The Kings of Summer Adds New Quirks to an Old Formula

One really has to wonder why they even bother making coming-of-age movies anymore, given how the genre isn’t well-trodden so much as it has been paved over with a four-lane highway. But still, people keep finding the urge to make movies about one or more angsty teens or pre-teens, angst-ing away and eventually overcoming said angst in one way or the other.

Case in point, The Kings of Summer, the blandly titled  feature film debut of Jordan Vogt-Roberts. On the surface, Kings of Summer is about as generic a coming-of-age movie as you can get, but executed with enough technical skill and charming quirks that the end result is something akin to a meal you’ve eaten a million times given just enough new flavor to keep things interesting, like that time I put bacon bits in a grilled cheese sandwich.

Our protagonists are Joe and Patrick, a pair of perfectly bland middle-America teens fed up with their respective home situations. Joe is being raised by his single father, played by Parks and Rec‘s Nick Offerman, who basically just plays it like Ron Swanson with more facial hair and less anti-government fervor. Patrick’s parents are less “domineering, miserable asshole” and more Pleasantville, a relentlessly cheery pair played by Megan Mullally and Marc Evan Jackson, who (all respect to the man) really comes off like a poor man’s Clark Gregg.

KOS posterAfter Joe finds a secluded clearing deep in the forest, the plan is hatched to build a house from scratch and pull a Walden, or maybe a My Side of the Mountain,  living in seclusion in the woods “like real men.” The two are joined, somewhat against their will, by Moises Arias’ Biaggio, the completely transparent comic relief character.

What grabbed me right off the bat, and probably did the most to make me like the movie, beyond the occasional appearance of Alison Brie, was the visual style.
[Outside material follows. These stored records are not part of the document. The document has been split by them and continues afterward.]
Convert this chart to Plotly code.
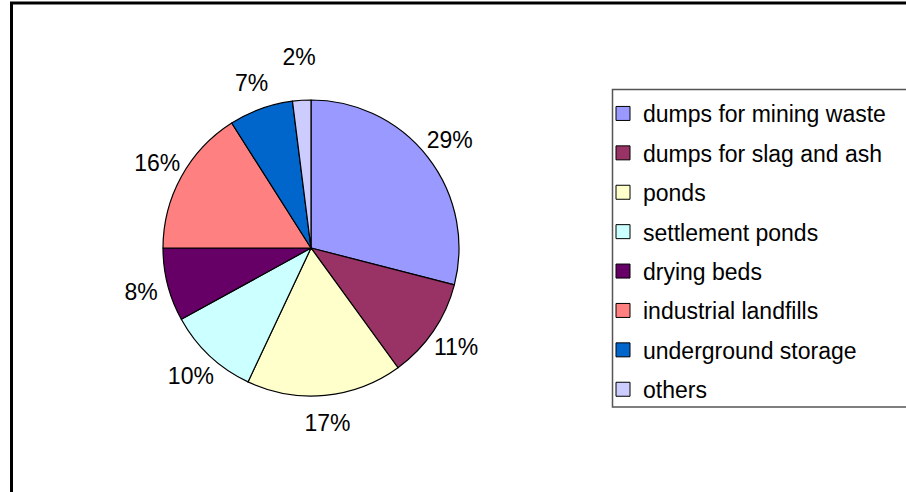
import plotly.graph_objects as go

categories = ["dumps for mining waste", "dumps for slag and ash", "ponds",
              "settlement ponds", "drying beds", "industrial landfills",
              "underground storage", "others"]
values = [29, 11, 17, 10, 8, 16, 7, 2]
colors = ["#9999FF", "#993366", "#FFFFCC", "#CCFFFF", "#660066",
          "#FF8080", "#0066CC", "#CCCCFF"]

W, H = 906, 492
FONT = "Arial, Liberation Sans, sans-serif"

# pie geometry in pixels
cx, cy, r = 311, 248, 148
R_LABEL = 203  # outer radius of the transparent label ring


def dom(rad):
    return dict(x=[(cx - rad) / W, (cx + rad) / W],
                y=[(H - cy - rad) / H, (H - cy + rad) / H])


fig = go.Figure()
# visible pie
fig.add_trace(go.Pie(
    labels=categories, values=values,
    marker=dict(colors=colors, line=dict(color="black", width=1.2)),
    sort=False, direction="clockwise", rotation=0,
    textinfo="none", domain=dom(r),
    showlegend=False, hoverinfo="skip",
))
# transparent ring carrying the percentage labels just outside the pie
fig.add_trace(go.Pie(
    labels=categories, values=values,
    marker=dict(colors=["rgba(0,0,0,0)"] * len(values),
                line=dict(width=0)),
    sort=False, direction="clockwise", rotation=0,
    hole=r / R_LABEL, domain=dom(R_LABEL),
    textposition="inside", insidetextorientation="horizontal",
    texttemplate="%{percent:.0%}",
    textfont=dict(family=FONT, size=23, color="black"),
    showlegend=False, hoverinfo="skip",
))

for i, (cat, col) in enumerate(zip(categories, colors)):
    fig.add_trace(go.Scatter(
        x=[None], y=[None], mode="markers", name=cat,
        legendgroup=f"g{i}",
        marker=dict(symbol="square", size=14, color=col,
                    line=dict(color="black", width=1)),
    ))

fig.update_layout(
    width=W, height=H,
    margin=dict(l=0, r=0, t=0, b=0),
    paper_bgcolor="white", plot_bgcolor="white",
    xaxis=dict(visible=False), yaxis=dict(visible=False),
    font=dict(family=FONT, color="black"),
    uniformtext=dict(minsize=23, mode="show"),
    legend=dict(
        x=603 / W, y=1 - 92 / H, xanchor="left", yanchor="top",
        xref="paper", yref="paper",
        font=dict(family=FONT, size=23, color="black"),
        traceorder="grouped", tracegroupgap=6.5,
        bgcolor="rgba(0,0,0,0)", borderwidth=0,
    ),
    shapes=[
        # outer chart frame (extends past right/bottom edges)
        dict(type="rect", xref="paper", yref="paper",
             x0=11.5 / W, x1=1.05, y0=-0.05, y1=1 - 3 / H,
             line=dict(color="black", width=3), layer="below"),
        # legend frame
        dict(type="rect", xref="paper", yref="paper",
             x0=612.5 / W, x1=1.05, y0=1 - 407 / H, y1=1 - 89.5 / H,
             line=dict(color="#555555", width=1.5), layer="below"),
    ],
)

fig.write_html("out.html",
               config={"displayModeBar": False, "staticPlot": True},
               post_script="document.body.style.margin='0';"
                           "document.body.style.overflow='hidden';")
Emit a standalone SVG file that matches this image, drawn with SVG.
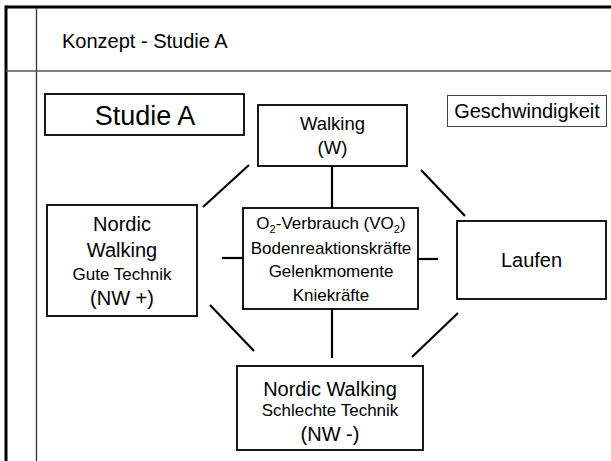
<svg xmlns="http://www.w3.org/2000/svg" width="611" height="461" viewBox="0 0 611 461">
<style>
.box{fill:#fff;stroke:#000;stroke-width:1.8}
.thin{fill:#fff;stroke:#444;stroke-width:1}
.t{font-family:"Liberation Sans",Arial,sans-serif;fill:#000;text-anchor:middle}
.conn line{stroke:#000;stroke-width:2.2}
</style>
<rect width="611" height="461" fill="#fff"/>
<g id="frame">
<line x1="6" y1="7" x2="611" y2="7" stroke="#000" stroke-width="3"/>
<line x1="6" y1="5.5" x2="6" y2="461" stroke="#000" stroke-width="3"/>
<line x1="36.5" y1="8" x2="36.5" y2="461" stroke="#333" stroke-width="1.3"/>
<line x1="6" y1="71" x2="611" y2="71" stroke="#555" stroke-width="1.5"/>
<text x="62" y="48" font-family="Liberation Sans, Arial, sans-serif" font-size="20">Konzept - Studie A</text>
</g>
<g class="conn" id="connectors">
<line x1="332" y1="166" x2="332" y2="208"/>
<line x1="332" y1="309" x2="332" y2="358"/>
<line x1="222" y1="258" x2="243" y2="258"/>
<line x1="418" y1="259" x2="438" y2="259"/>
<line x1="249" y1="165" x2="203" y2="207"/>
<line x1="421" y1="170" x2="465" y2="216"/>
<line x1="210" y1="305" x2="254" y2="351"/>
<line x1="458" y1="313" x2="412" y2="357"/>
</g>
<g id="studieA">
<rect class="box" x="45" y="94" width="199" height="41"/>
<text class="t" x="145" y="125" font-size="27">Studie A</text>
</g>
<g id="geschwindigkeit">
<rect class="thin" x="447.5" y="95.5" width="159" height="31"/>
<text class="t" x="527" y="118" font-size="20">Geschwindigkeit</text>
</g>
<g id="walking">
<rect class="box" x="258" y="105" width="149" height="61"/>
<text class="t" x="332.5" y="130" font-size="18.5">Walking</text>
<text class="t" x="332.5" y="154" font-size="18.5">(W)</text>
</g>
<g id="nwplus">
<rect class="box" x="47" y="205" width="150" height="111"/>
<text class="t" x="122" y="231" font-size="20">Nordic</text>
<text class="t" x="122" y="257" font-size="20">Walking</text>
<text class="t" x="122" y="280" font-size="17">Gute Technik</text>
<text class="t" x="122" y="305" font-size="20">(NW +)</text>
</g>
<g id="center">
<rect class="box" x="243" y="208" width="175" height="101"/>
<text class="t" x="331" y="229" font-size="17">O<tspan font-size="11" dy="4">2</tspan><tspan dy="-4">-Verbrauch (VO</tspan><tspan font-size="11" dy="4">2</tspan><tspan dy="-4">)</tspan></text>
<text class="t" x="331" y="254" font-size="17">Bodenreaktionskräfte</text>
<text class="t" x="331" y="277" font-size="17">Gelenkmomente</text>
<text class="t" x="331" y="301" font-size="17">Kniekräfte</text>
</g>
<g id="laufen">
<rect class="box" x="457" y="221" width="149" height="78"/>
<text class="t" x="531.5" y="267" font-size="20">Laufen</text>
</g>
<g id="nwminus">
<rect class="box" x="237" y="366" width="186" height="84"/>
<text class="t" x="330" y="396" font-size="20">Nordic Walking</text>
<text class="t" x="330" y="416" font-size="17">Schlechte Technik</text>
<text class="t" x="330" y="441" font-size="20">(NW -)</text>
</g>
</svg>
The whole thing is shot in this washed out, grainy, shallow focus and somewhat lensflare-tastic way that seems determined to evoke old photographs from your childhood, the first of the film’s calculated attempts at subtly punching the viewer in the throat with nostalgia, with a few videogame style chiptunes thrown into the soundtrack as the second attack.

This movie wants you to start reminiscing about your childhood, and then find yourself overcome with “the feels” as the events of the movie play out. For the most part it works, and the movie’s lack of too many references to current culture and technology ensure a kind of timeless feeling.

Where things start to get a little humdrum is the characters. Joe and Patrick don’t really have much in the way of personality, being mostly just blank slates for the viewer to project on, and who spend most of the movie beating the old “My parents suck, nobody at school likes me and the cute blond girl wants little to do with my nether-parts” drum that coming-of-age teen movies have been wailing on like Neil Pert on speed for the last few decades.

Patrick is the slightly cooler one, Joe is the more emotional one, you’ve seen all this before. Almost in response to this, the film tosses out Biaggio, the wacky quiet kid/surrogate child figure in the ersatz family unit formed by the trio. Beyond providing comedy beats in the form of being weird, there’s really not much to him as a character and once you strip away all the amusing eccentricities, he’s revealed to just be a machine for providing comedic moments and a third-act crisis. Arias does a fine job with the limited role, though, even if it just feels like he’s treating the movie like an audition tape for a role in a future Wes Anderson movie.

KOS Biaggio

The story, once it gets underway, is similarly familiar and formulaic. Once the trio move out to their woodland getaway we get the expected montages of the kids jumping into water-filled gorges, dancing around fires and everything else you’d expect from a movie like this.

The inevitable conflict comes when Joe invites his painfully uncharacterized love interest to the house, because apparently women are still only really useful in movies as elements of chaos to be injected into otherwise orderly male lives. Jeez, you’d think the movie was made by Chris Nolan or something.

The monotony occasionally gets broken up by flourishes of quirk, like one scene where Joe fantasizes a battle with a sai-weilding Offerman, or an extremely Anderson-esque scene where Joe and Patrick drum on an old pipe with Biaggio dancing in the background.

It’s these little flourishes and the unique qualities of the photography and presentation that makes The Kings of Summer interesting. It’s not a great film, but there’s nothing really wrong with it either. Vogt-Roberts knows how to shoot a scene well and has a good eye for image texture and the few flashes of creativity keep the film from just being Stand By Me but without a chubby-cheeked Jerry O’Connel and the odd bit of projectile vomiting.